In her dissent, Justice Ruth Bader Ginsburg said the decision ignored the realities of the modern workplace, and the “particular threatening character” of a supervisor’s power and authority, even one not vested with the power to fire. A worker who confronts a harassing supervisor risks “receiving an undesirable or unsafe work assignment or an unwanted transfer. She may be saddled with an excessive workload or with placement on a shift spanning hours disruptive of her family life.”
Congress could and should overturn that ruling today by passing a law that reinstates the broader and more realistic definition of a supervisor. But good luck with that; Capitol Hill can’t even keep its own house in order. Representative Jackie Speier of California, who said she was sexually assaulted years ago when she was a congressional staff member, told Politico on Thursday that the compliance office tasked with handling harassment complaints is “toothless,” and said that Congress has been “a breeding ground for a hostile work environment for far too long.”

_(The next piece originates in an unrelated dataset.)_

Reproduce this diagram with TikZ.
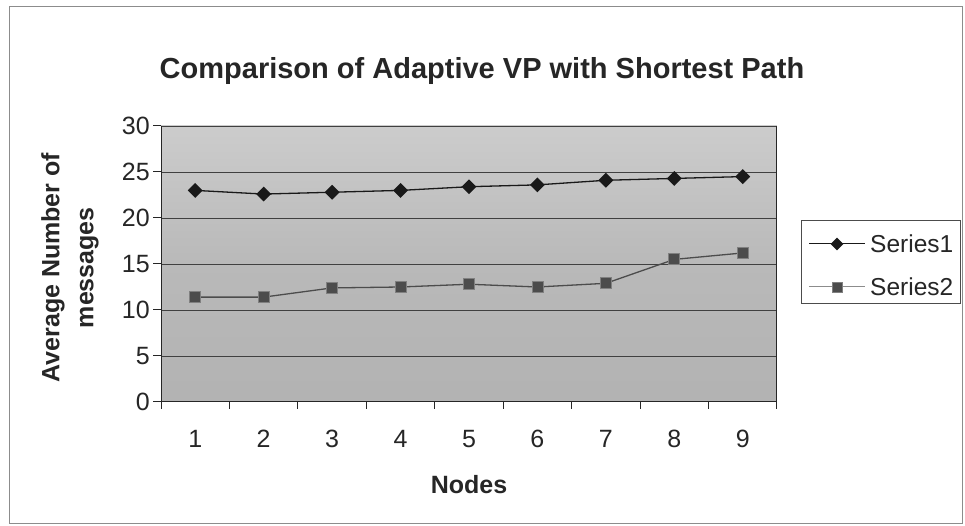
\documentclass[tikz,border=0pt]{standalone}
\usepackage{fontspec}
\setmainfont{Liberation Sans}
\usetikzlibrary{positioning, shapes.geometric}
\tikzset{
    grid line/.style={black!75, line width=0.9pt},
    tick label/.style={font=\fontsize{25}{28}\selectfont, text=black!85, inner sep=2pt},
    axis title/.style={font=\fontsize{25}{34}\selectfont\bfseries, text=black!85, inner sep=2pt, align=center},
    s1 mark/.style={diamond, fill=black!90, inner sep=0pt, minimum size=15pt},
    s2 mark/.style={rectangle, fill=black!70, draw=black!50, line width=0.8pt, inner sep=0pt, minimum size=11pt},
    s1 line/.style={black!90, line width=1.3pt},
    s2 line/.style={black!70, line width=1.3pt},
}

\begin{document}
\begin{tikzpicture}[x=1pt, y=1pt]
\useasboundingbox (0,0) rectangle (965,526);
\fill[white] (0,0) rectangle (965,526);

% chart frame
\draw[black!45, line width=0.8pt] (9,3) rectangle (962,520);

\node[font=\fontsize{29}{32}\selectfont\bfseries, text=black!85] (title) at (482,455)
    {Comparison of Adaptive VP with Shortest Path};

% plot area, one unit = one category / one message
\begin{scope}[shift={(161,124)}, x=68.44pt, y=9.2pt]
    \shade[top color=gray!40, bottom color=gray!60, middle color=gray!55] (0,0) rectangle (9,30);
    \foreach \v in {5,10,...,30}
        \draw[grid line] (0,\v) -- (9,\v);
    \draw[black!85, line width=1pt] (0,30) -- (0,0) -- (9,0) -- (9,30);

    % y ticks and labels
    \foreach \v in {0,5,...,30} {
        \draw[black!85, line width=1pt] (0,\v) -- ++(-8pt,0);
        \node[tick label, anchor=east] (yl\v) at ([xshift=-9pt]0,\v) {\v};
    }
    % x ticks and labels
    \foreach \i in {0,...,9}
        \draw[black!85, line width=1pt] (\i,0) -- ++(0,-7pt);
    \foreach \i in {1,...,9}
        \node[tick label] (xl\i) at ([yshift=-37pt]\i-0.5,0) {\i};

    \node[axis title, below=23pt of xl5] (xtitle) {Nodes};
    \node[axis title, rotate=90] (ytitle) at ([xshift=-91pt]0,14.6)
        {Average Number of\\messages};

    % data points
    \foreach \y [count=\i] in {23.0,22.6,22.8,23.0,23.4,23.6,24.1,24.3,24.5}
        \coordinate (a\i) at (\i-0.5,\y);
    \foreach \y [count=\i] in {11.4,11.4,12.4,12.5,12.8,12.5,12.9,15.5,16.2}
        \coordinate (b\i) at (\i-0.5,\y);

    \draw[s2 line] (b1) \foreach \i in {2,...,9} {-- (b\i)};
    \draw[s1 line] (a1) \foreach \i in {2,...,9} {-- (a\i)};
    \foreach \i in {1,...,9} {
        \node[s2 mark] (m2\i) at (b\i) {};
        \node[s1 mark] (m1\i) at (a\i) {};
    }
\end{scope}

% legend
\draw[black!70, line width=0.8pt] (801,223) rectangle (960,306);
\coordinate (k1w) at (809,282);
\coordinate (k1e) at (865,282);
\coordinate (k2w) at (809,239);
\coordinate (k2e) at (865,239);
\draw[s1 line, line width=1pt] (k1w) -- (k1e);
\draw[black!45, line width=1pt] (k2w) -- (k2e);
\node[s1 mark, minimum size=13pt] (k1) at (837,282) {};
\node[s2 mark, minimum size=10pt] (k2) at (837,239) {};
\node[tick label, font=\fontsize{24.5}{28}\selectfont, right=3pt of k1e] (series1) {Series1};
\node[tick label, font=\fontsize{24.5}{28}\selectfont, right=3pt of k2e] (series2) {Series2};
\end{tikzpicture}
\end{document}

This may turn out to be the year when the tide finally turned on sexual harassment. The elements for a permanent cultural shift are certainly in place. More women have entered the work force, and the pay gap with men is closing, though not fast enough. More women than men are graduating from college; more are earning advanced degrees; and increasing numbers are managers, though the proportions of women still become thinner and thinner the higher in management you look. And, crucially, the internet and social media have opened a door to instant communication and community support that didn’t exist before, helping women feel less isolation and shame about their experiences, and more confident that speaking out will have a positive result.
In the end, though, the most lasting change will have to come from men, who are doing virtually all the sexual harassing. Boys must be raised to understand why that behavior is wrong, teenagers need to be reminded of it and grown men need to pay for it until they get the message.